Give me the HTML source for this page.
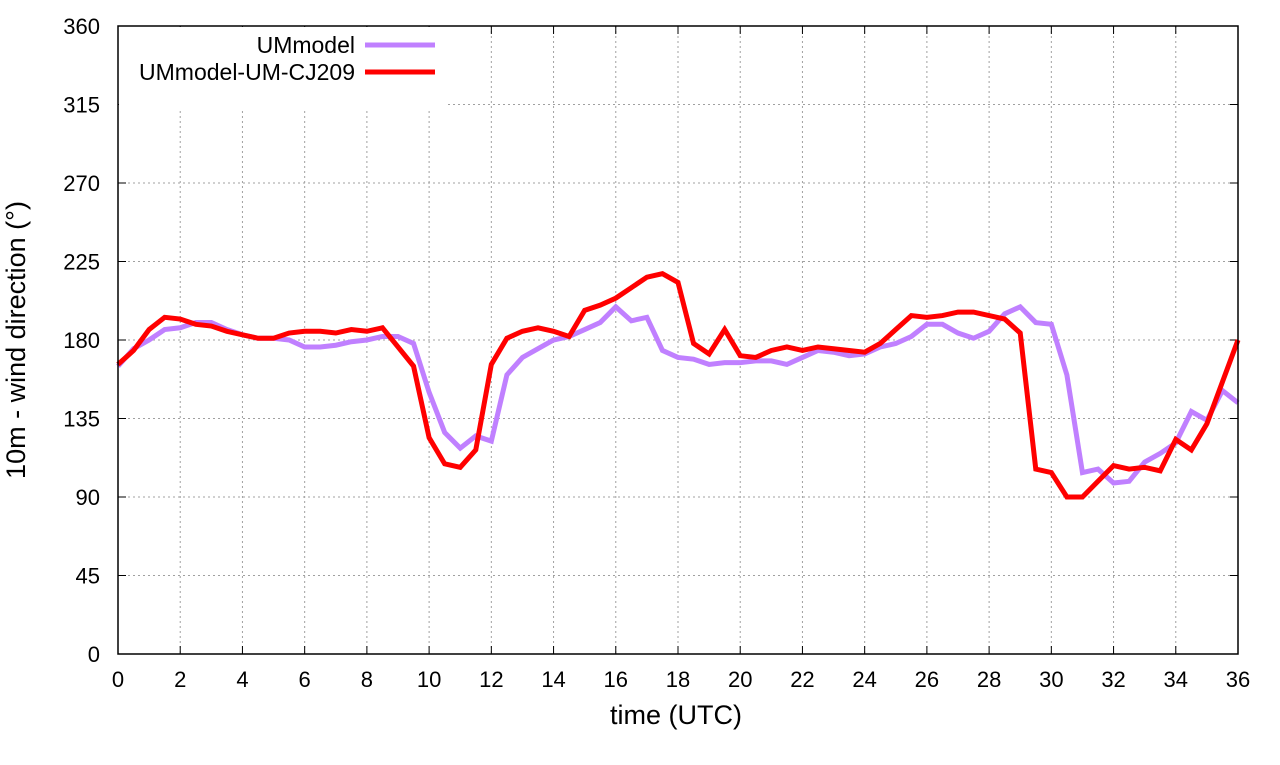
<!DOCTYPE html>
<html><head><meta charset="utf-8"><style>
html,body{margin:0;padding:0;background:#fff;}
svg text{font-family:"Liberation Sans",sans-serif;}
</style></head><body>
<svg id="chart" width="1280" height="760" xmlns="http://www.w3.org/2000/svg">
<g id="grid"></g>
<g id="axes"></g>
<rect x="119" y="27" width="328" height="84" fill="#fff"/>
<g id="series"></g>
<rect x="118" y="26" width="1120" height="628" fill="none" stroke="#000" stroke-width="1.5"/>
<g>
<text x="355" y="53" font-size="23" text-anchor="end">UMmodel</text>
<line x1="365" y1="45" x2="435" y2="45" stroke="#c080ff" stroke-width="5"/>
<text x="355" y="80" font-size="23" text-anchor="end">UMmodel-UM-CJ209</text>
<line x1="365" y1="72" x2="435" y2="72" stroke="#ff0000" stroke-width="5"/>
</g>
<text x="676" y="724" font-size="27" text-anchor="middle">time (UTC)</text>
<text transform="translate(25,340) rotate(-90)" font-size="27" text-anchor="middle">10m - wind direction (°)</text>
</svg>
<script>
const xTicks=[0,2,4,6,8,10,12,14,16,18,20,22,24,26,28,30,32,34,36];
const yTicks=[0,45,90,135,180,225,270,315,360];
const umTimes=[];for(let i=0;i<=72;i++)umTimes.push(i*0.5);
const umModel=[165,175,180,186,187,190,190,186,183,181,181,180,176,176,177,179,180,182,182,178,150,127,118,125,122,160,170,175,180,182,186,190,199,191,193,174,170,169,166,167,167,168,168,166,170,174,173,171,172,176,178,182,189,189,184,181,185,195,199,190,189,160,104,106,98,99,110,115,121,139,134,151,144];
const umCJ209=[166,174,186,193,192,189,188,185,183,181,181,184,185,185,184,186,185,187,176,165,124,109,107,117,166,181,185,187,185,182,197,200,204,210,216,218,213,178,172,186,171,170,174,176,174,176,175,174,173,178,186,194,193,194,196,196,194,192,184,106,104,90,90,99,108,106,107,105,123,117,132,156,180];
const NS="http://www.w3.org/2000/svg";
const X=v=>118+v/36*1120, Y=v=>654-v/360*628;
function mk(tag,attrs,parent){const e=document.createElementNS(NS,tag);for(const k in attrs)e.setAttribute(k,attrs[k]);parent.appendChild(e);return e;}
const grid=document.getElementById('grid'),axes=document.getElementById('axes'),series=document.getElementById('series');
xTicks.forEach(t=>{
  const l=mk('line',{x1:X(t),x2:X(t),y1:26,y2:654,stroke:'#a0a0a0','stroke-dasharray':'2,3'},grid);
  
  
  const tk=mk('path',{d:`M${X(t)},654v-8M${X(t)},26v8`,stroke:'#000'},axes);
  
  
  const tx=mk('text',{x:X(t),y:687,'font-size':22,'text-anchor':'middle'},axes);tx.textContent=t;
  
  
});
yTicks.forEach(t=>{
  const l=mk('line',{x1:118,x2:1238,y1:Y(t),y2:Y(t),stroke:'#a0a0a0','stroke-dasharray':'2,3'},grid);
  
  
  const tk=mk('path',{d:`M118,${Y(t)}h8M1238,${Y(t)}h-8`,stroke:'#000'},axes);
  
  
  const tx=mk('text',{x:100,y:Y(t)+8,'font-size':22,'text-anchor':'end'},axes);tx.textContent=t;
  
  
});
function line(vals,color,name){
  const p=mk('polyline',{points:vals.map((v,i)=>X(umTimes[i])+','+Y(v)).join(' '),fill:'none',stroke:color,'stroke-width':5,'stroke-linejoin':'miter'},series);
  
  
}
line(umModel,'#c080ff','line-ummodel');
line(umCJ209,'#ff0000','line-ummodel-um-cj209');
</script>
</body></html>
___
## Work to be completed
Repeat the material above in full and exactly, apart from the pictures.

## Correct response
Give me the HTML source for this page.
<!DOCTYPE html>
<html><head><meta charset="utf-8"><style>
html,body{margin:0;padding:0;background:#fff;}
svg text{font-family:"Liberation Sans",sans-serif;}
</style></head><body>
<svg id="chart" width="1280" height="760" xmlns="http://www.w3.org/2000/svg">
<g id="grid"></g>
<g id="axes"></g>
<rect x="119" y="27" width="328" height="84" fill="#fff"/>
<g id="series"></g>
<rect x="118" y="26" width="1120" height="628" fill="none" stroke="#000" stroke-width="1.5"/>
<g>
<text x="355" y="53" font-size="23" text-anchor="end">UMmodel</text>
<line x1="365" y1="45" x2="435" y2="45" stroke="#c080ff" stroke-width="5"/>
<text x="355" y="80" font-size="23" text-anchor="end">UMmodel-UM-CJ209</text>
<line x1="365" y1="72" x2="435" y2="72" stroke="#ff0000" stroke-width="5"/>
</g>
<text x="676" y="724" font-size="27" text-anchor="middle">time (UTC)</text>
<text transform="translate(25,340) rotate(-90)" font-size="27" text-anchor="middle">10m - wind direction (°)</text>
</svg>
<script>
const xTicks=[0,2,4,6,8,10,12,14,16,18,20,22,24,26,28,30,32,34,36];
const yTicks=[0,45,90,135,180,225,270,315,360];
const umTimes=[];for(let i=0;i<=72;i++)umTimes.push(i*0.5);
const umModel=[165,175,180,186,187,190,190,186,183,181,181,180,176,176,177,179,180,182,182,178,150,127,118,125,122,160,170,175,180,182,186,190,199,191,193,174,170,169,166,167,167,168,168,166,170,174,173,171,172,176,178,182,189,189,184,181,185,195,199,190,189,160,104,106,98,99,110,115,121,139,134,151,144];
const umCJ209=[166,174,186,193,192,189,188,185,183,181,181,184,185,185,184,186,185,187,176,165,124,109,107,117,166,181,185,187,185,182,197,200,204,210,216,218,213,178,172,186,171,170,174,176,174,176,175,174,173,178,186,194,193,194,196,196,194,192,184,106,104,90,90,99,108,106,107,105,123,117,132,156,180];
const NS="http://www.w3.org/2000/svg";
const X=v=>118+v/36*1120, Y=v=>654-v/360*628;
function mk(tag,attrs,parent){const e=document.createElementNS(NS,tag);for(const k in attrs)e.setAttribute(k,attrs[k]);parent.appendChild(e);return e;}
const grid=document.getElementById('grid'),axes=document.getElementById('axes'),series=document.getElementById('series');
xTicks.forEach(t=>{
  const l=mk('line',{x1:X(t),x2:X(t),y1:26,y2:654,stroke:'#a0a0a0','stroke-dasharray':'2,3'},grid);
  
  
  const tk=mk('path',{d:`M${X(t)},654v-8M${X(t)},26v8`,stroke:'#000'},axes);
  
  
  const tx=mk('text',{x:X(t),y:687,'font-size':22,'text-anchor':'middle'},axes);tx.textContent=t;
  
  
});
yTicks.forEach(t=>{
  const l=mk('line',{x1:118,x2:1238,y1:Y(t),y2:Y(t),stroke:'#a0a0a0','stroke-dasharray':'2,3'},grid);
  
  
  const tk=mk('path',{d:`M118,${Y(t)}h8M1238,${Y(t)}h-8`,stroke:'#000'},axes);
  
  
  const tx=mk('text',{x:100,y:Y(t)+8,'font-size':22,'text-anchor':'end'},axes);tx.textContent=t;
  
  
});
function line(vals,color,name){
  const p=mk('polyline',{points:vals.map((v,i)=>X(umTimes[i])+','+Y(v)).join(' '),fill:'none',stroke:color,'stroke-width':5,'stroke-linejoin':'miter'},series);
  
  
}
line(umModel,'#c080ff','line-ummodel');
line(umCJ209,'#ff0000','line-ummodel-um-cj209');
</script>
</body></html>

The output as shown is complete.